Ivy really wailed all morning and we kept out kind cool. I held her. I listened to her rants. My warmth felt like the perfect context for her to offload. And that’s ok. As she was howling I told her i understand she doesn’t want to go. Suddenly she stopped and asked with a clear crisp voice: “that means I don’t have to go?” – no, I said. You are still going. I’m just telling you I hear your plea. But kindergarten is part of growing up and you will go. We have skipped most of the year so far. And we need to work and she is getting bored. “I’ll try hard not to be bored! I’ll miss you! I’ll miss daddy. I’ll miss Rufus, I want to stay home”

Conrad ended up dropping her off. She clung on to his legs before he peeled her off; and ran out of the kindergarten the moment she saw the door open after she made it in. It must have been a spectacle. But she is stubborn and gives us little credit; she lacks a solid term of comparison. School provides a healthy reality check for kids. When we protected them of all discomfort we limit their ability to grow strong, to believe in themselves, to test their own limits.

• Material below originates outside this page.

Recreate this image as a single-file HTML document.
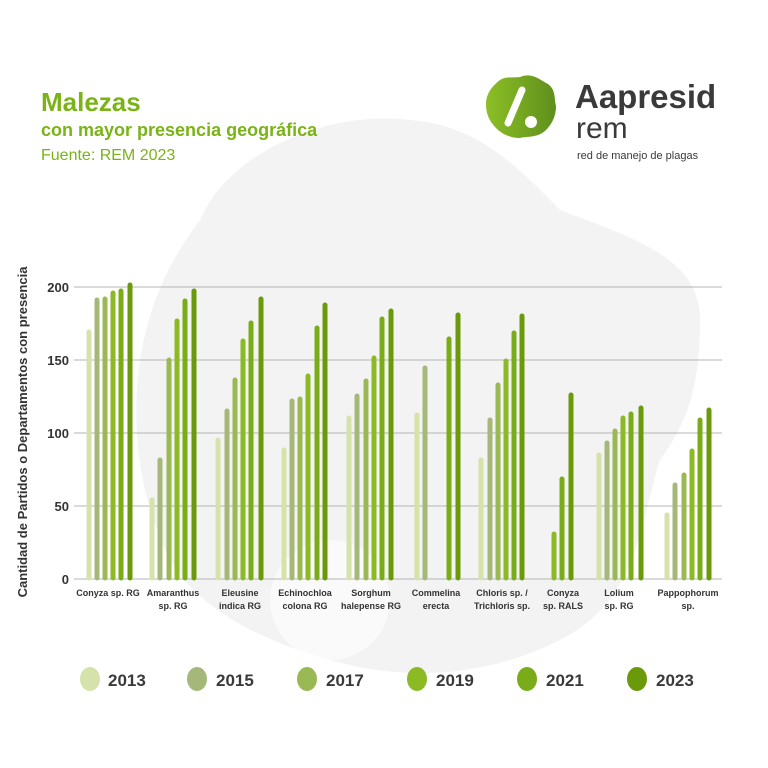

Of course, as I picked ivy up she says kindergarten was great. She cried at first, because it was the first day, but she it was a good day and she like it. She’ll go again. By the look of this morning, you would have thought we were the worst parents. I admit I enjoyed my morning sans kids. The first morning in two months with both of them in school. I am only beginning to taste the productivity and focus without their proximity. I look forward to an even more independent future.